[Start]
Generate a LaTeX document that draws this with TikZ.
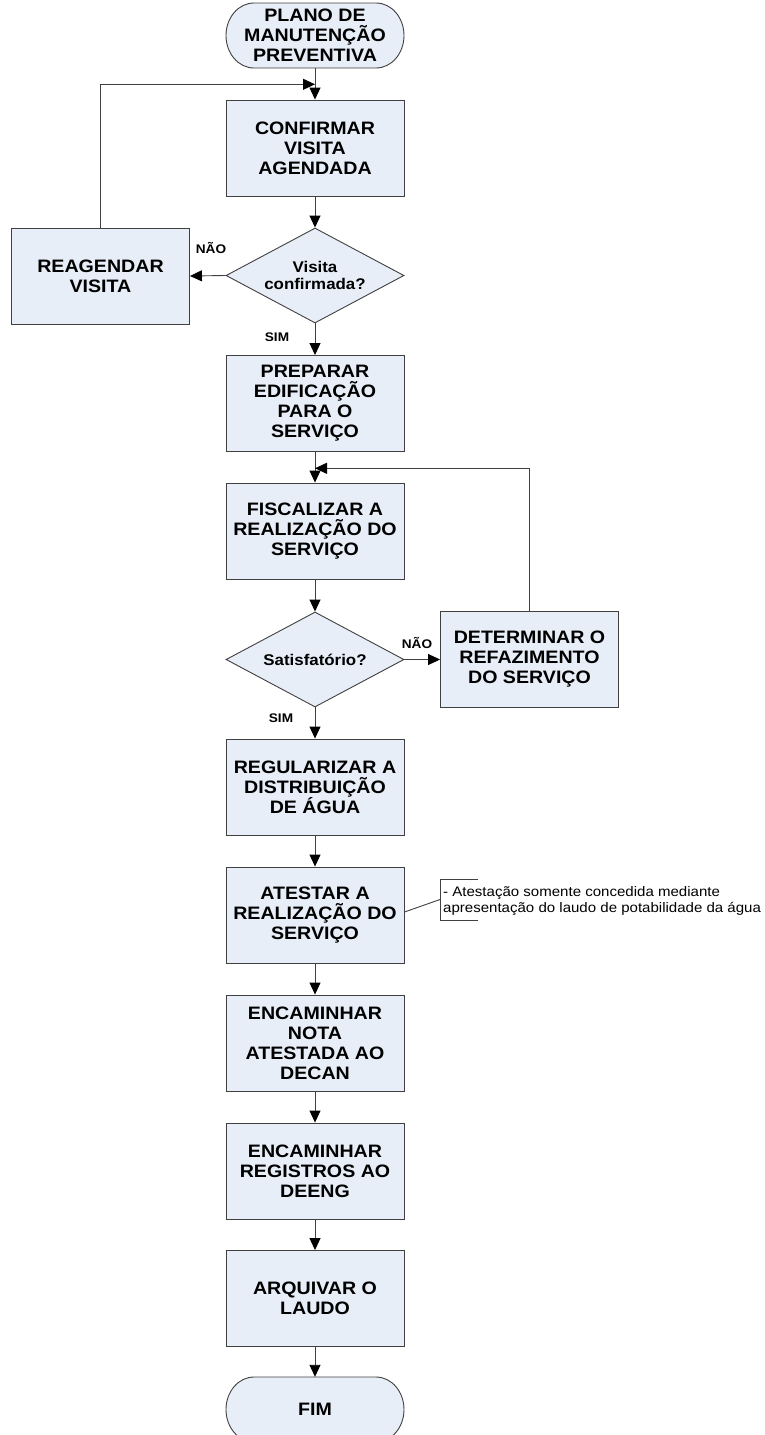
\documentclass[tikz,border=0pt]{standalone}
\usepackage{fontspec}
\setmainfont{Liberation Sans}[FakeStretch=1.09]
\usetikzlibrary{arrows.meta,shapes.geometric,calc}
\definecolor{boxfill}{RGB}{232,238,247}
\definecolor{edge}{RGB}{64,64,64}

\begin{document}
\begin{tikzpicture}[x=1pt,y=-1pt,
  proc/.style={rectangle, draw=edge, fill=boxfill, line width=0.9pt,
    minimum width=178pt, minimum height=96pt, inner sep=0pt, align=center,
    font=\fontsize{18}{20}\selectfont\bfseries},
  dec/.style={diamond, draw=edge, fill=boxfill, line width=0.9pt,
    minimum width=178pt, minimum height=95pt, inner sep=0pt, aspect=1.87,
    align=center, font=\fontsize{15.5}{17.5}\selectfont\bfseries},
  termtext/.style={rectangle, minimum width=178pt, minimum height=65pt,
    inner sep=0pt, align=center, font=\fontsize{18}{20}\selectfont\bfseries},
  termshape/.style={draw=edge, fill=boxfill, line width=0.9pt},
  flow/.style={draw=edge, line width=0.9pt,
    -{Triangle[length=12pt,width=11pt,color=black]}},
  plain/.style={draw=edge, line width=0.9pt},
  lbl/.style={font=\fontsize{12.5}{14}\selectfont\bfseries, inner sep=0pt},
  note/.style={font=\fontsize{13.8}{16}\selectfont, align=left, inner sep=0pt},
]
\useasboundingbox (0,0) rectangle (765,1435);

% start terminal (pill with elliptical ends)
\draw[termshape] (254,3) -- (376,3)
  .. controls (391.5,3) and (404,17.5) .. (404,35.5)
  .. controls (404,53.5) and (391.5,68) .. (376,68) -- (254,68)
  .. controls (238.5,68) and (226,53.5) .. (226,35.5)
  .. controls (226,17.5) and (238.5,3) .. (254,3) -- cycle;
\node[termtext] (start) at (315,35.5) {PLANO DE\\MANUTENÇÃO\\PREVENTIVA};

% end terminal
\draw[termshape] (254,1377) -- (376,1377)
  .. controls (391.5,1377) and (404,1391.5) .. (404,1409.5)
  .. controls (404,1427.5) and (391.5,1442) .. (376,1442) -- (254,1442)
  .. controls (238.5,1442) and (226,1427.5) .. (226,1409.5)
  .. controls (226,1391.5) and (238.5,1377) .. (254,1377) -- cycle;
\node[termtext] (fim) at (315,1409.5) {FIM};

% process steps and decisions
\node[proc] (confirm) at (315,148) {CONFIRMAR\\VISITA\\AGENDADA};
\node[dec]  (d1)      at (315,275.5) {Visita\\confirmada?};
\node[proc] (reag)    at (100.5,276) {REAGENDAR\\VISITA};
\node[proc] (prep)    at (315,403.5) {PREPARAR\\EDIFICAÇÃO\\PARA O\\SERVIÇO};
\node[proc] (fisc)    at (315,531) {FISCALIZAR A\\REALIZAÇÃO DO\\SERVIÇO};
\node[dec]  (d2)      at (315,659.5) {Satisfatório?};
\node[proc] (det)     at (529.5,659.5) {DETERMINAR O\\REFAZIMENTO\\DO SERVIÇO};
\node[proc] (reg)     at (315,787) {REGULARIZAR A\\DISTRIBUIÇÃO\\DE ÁGUA};
\node[proc] (atest)   at (315,915) {ATESTAR A\\REALIZAÇÃO DO\\SERVIÇO};
\node[proc] (nota)    at (315,1043) {ENCAMINHAR\\NOTA\\ATESTADA AO\\DECAN};
\node[proc] (regist)  at (315,1171) {ENCAMINHAR\\REGISTROS AO\\DEENG};
\node[proc] (arq)     at (315,1298.5) {ARQUIVAR O\\LAUDO};

% junction points where the loops rejoin the main line
\coordinate (j1) at (315,84.3);
\coordinate (j2) at (315,468.3);

% main flow
\draw[flow] (start.south) -- (confirm.north);
\draw[flow] (confirm.south) -- (d1.north);
\draw[flow] (d1.west) -- (reag.east);
\draw[flow] (d1.south) -- (prep.north);
\draw[flow] (reag.north) |- (j1);
\draw[flow] (prep.south) -- (fisc.north);
\draw[flow] (fisc.south) -- (d2.north);
\draw[flow] (d2.east) -- (det.west);
\draw[flow] (det.north) |- (j2);
\draw[flow] (d2.south) -- (reg.north);
\draw[flow] (reg.south) -- (atest.north);
\draw[flow] (atest.south) -- (nota.north);
\draw[flow] (nota.south) -- (regist.north);
\draw[flow] (regist.south) -- (arq.north);
\draw[flow] (arq.south) -- (fim.north);

% branch labels
\node[lbl] (n1) at (211,248) {NÃO};
\node[lbl] (s1) at (277,337) {SIM};
\node[lbl] (n2) at (417,643) {NÃO};
\node[lbl] (s2) at (281,718) {SIM};

% annotation attached to the certification step
\coordinate (br) at (440,899.5);
\draw[plain] (478,879) -- (440,879) -- (440,920) -- (478,920);
\draw[plain] ($(atest.east)+(0,-3)$) -- (br);
\node[note, anchor=west] (obs) at (443,901) {- Atestação somente concedida mediante\\apresentação do laudo de potabilidade da água};
\end{tikzpicture}
\end{document}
[End]
TASK GOAL:
Take the listing above and restate it word for word, without its pictures.

ANSWER:
Generate a LaTeX document that draws this with TikZ.
\documentclass[tikz,border=0pt]{standalone}
\usepackage{fontspec}
\setmainfont{Liberation Sans}[FakeStretch=1.09]
\usetikzlibrary{arrows.meta,shapes.geometric,calc}
\definecolor{boxfill}{RGB}{232,238,247}
\definecolor{edge}{RGB}{64,64,64}

\begin{document}
\begin{tikzpicture}[x=1pt,y=-1pt,
  proc/.style={rectangle, draw=edge, fill=boxfill, line width=0.9pt,
    minimum width=178pt, minimum height=96pt, inner sep=0pt, align=center,
    font=\fontsize{18}{20}\selectfont\bfseries},
  dec/.style={diamond, draw=edge, fill=boxfill, line width=0.9pt,
    minimum width=178pt, minimum height=95pt, inner sep=0pt, aspect=1.87,
    align=center, font=\fontsize{15.5}{17.5}\selectfont\bfseries},
  termtext/.style={rectangle, minimum width=178pt, minimum height=65pt,
    inner sep=0pt, align=center, font=\fontsize{18}{20}\selectfont\bfseries},
  termshape/.style={draw=edge, fill=boxfill, line width=0.9pt},
  flow/.style={draw=edge, line width=0.9pt,
    -{Triangle[length=12pt,width=11pt,color=black]}},
  plain/.style={draw=edge, line width=0.9pt},
  lbl/.style={font=\fontsize{12.5}{14}\selectfont\bfseries, inner sep=0pt},
  note/.style={font=\fontsize{13.8}{16}\selectfont, align=left, inner sep=0pt},
]
\useasboundingbox (0,0) rectangle (765,1435);

% start terminal (pill with elliptical ends)
\draw[termshape] (254,3) -- (376,3)
  .. controls (391.5,3) and (404,17.5) .. (404,35.5)
  .. controls (404,53.5) and (391.5,68) .. (376,68) -- (254,68)
  .. controls (238.5,68) and (226,53.5) .. (226,35.5)
  .. controls (226,17.5) and (238.5,3) .. (254,3) -- cycle;
\node[termtext] (start) at (315,35.5) {PLANO DE\\MANUTENÇÃO\\PREVENTIVA};

% end terminal
\draw[termshape] (254,1377) -- (376,1377)
  .. controls (391.5,1377) and (404,1391.5) .. (404,1409.5)
  .. controls (404,1427.5) and (391.5,1442) .. (376,1442) -- (254,1442)
  .. controls (238.5,1442) and (226,1427.5) .. (226,1409.5)
  .. controls (226,1391.5) and (238.5,1377) .. (254,1377) -- cycle;
\node[termtext] (fim) at (315,1409.5) {FIM};

% process steps and decisions
\node[proc] (confirm) at (315,148) {CONFIRMAR\\VISITA\\AGENDADA};
\node[dec]  (d1)      at (315,275.5) {Visita\\confirmada?};
\node[proc] (reag)    at (100.5,276) {REAGENDAR\\VISITA};
\node[proc] (prep)    at (315,403.5) {PREPARAR\\EDIFICAÇÃO\\PARA O\\SERVIÇO};
\node[proc] (fisc)    at (315,531) {FISCALIZAR A\\REALIZAÇÃO DO\\SERVIÇO};
\node[dec]  (d2)      at (315,659.5) {Satisfatório?};
\node[proc] (det)     at (529.5,659.5) {DETERMINAR O\\REFAZIMENTO\\DO SERVIÇO};
\node[proc] (reg)     at (315,787) {REGULARIZAR A\\DISTRIBUIÇÃO\\DE ÁGUA};
\node[proc] (atest)   at (315,915) {ATESTAR A\\REALIZAÇÃO DO\\SERVIÇO};
\node[proc] (nota)    at (315,1043) {ENCAMINHAR\\NOTA\\ATESTADA AO\\DECAN};
\node[proc] (regist)  at (315,1171) {ENCAMINHAR\\REGISTROS AO\\DEENG};
\node[proc] (arq)     at (315,1298.5) {ARQUIVAR O\\LAUDO};

% junction points where the loops rejoin the main line
\coordinate (j1) at (315,84.3);
\coordinate (j2) at (315,468.3);

% main flow
\draw[flow] (start.south) -- (confirm.north);
\draw[flow] (confirm.south) -- (d1.north);
\draw[flow] (d1.west) -- (reag.east);
\draw[flow] (d1.south) -- (prep.north);
\draw[flow] (reag.north) |- (j1);
\draw[flow] (prep.south) -- (fisc.north);
\draw[flow] (fisc.south) -- (d2.north);
\draw[flow] (d2.east) -- (det.west);
\draw[flow] (det.north) |- (j2);
\draw[flow] (d2.south) -- (reg.north);
\draw[flow] (reg.south) -- (atest.north);
\draw[flow] (atest.south) -- (nota.north);
\draw[flow] (nota.south) -- (regist.north);
\draw[flow] (regist.south) -- (arq.north);
\draw[flow] (arq.south) -- (fim.north);

% branch labels
\node[lbl] (n1) at (211,248) {NÃO};
\node[lbl] (s1) at (277,337) {SIM};
\node[lbl] (n2) at (417,643) {NÃO};
\node[lbl] (s2) at (281,718) {SIM};

% annotation attached to the certification step
\coordinate (br) at (440,899.5);
\draw[plain] (478,879) -- (440,879) -- (440,920) -- (478,920);
\draw[plain] ($(atest.east)+(0,-3)$) -- (br);
\node[note, anchor=west] (obs) at (443,901) {- Atestação somente concedida mediante\\apresentação do laudo de potabilidade da água};
\end{tikzpicture}
\end{document}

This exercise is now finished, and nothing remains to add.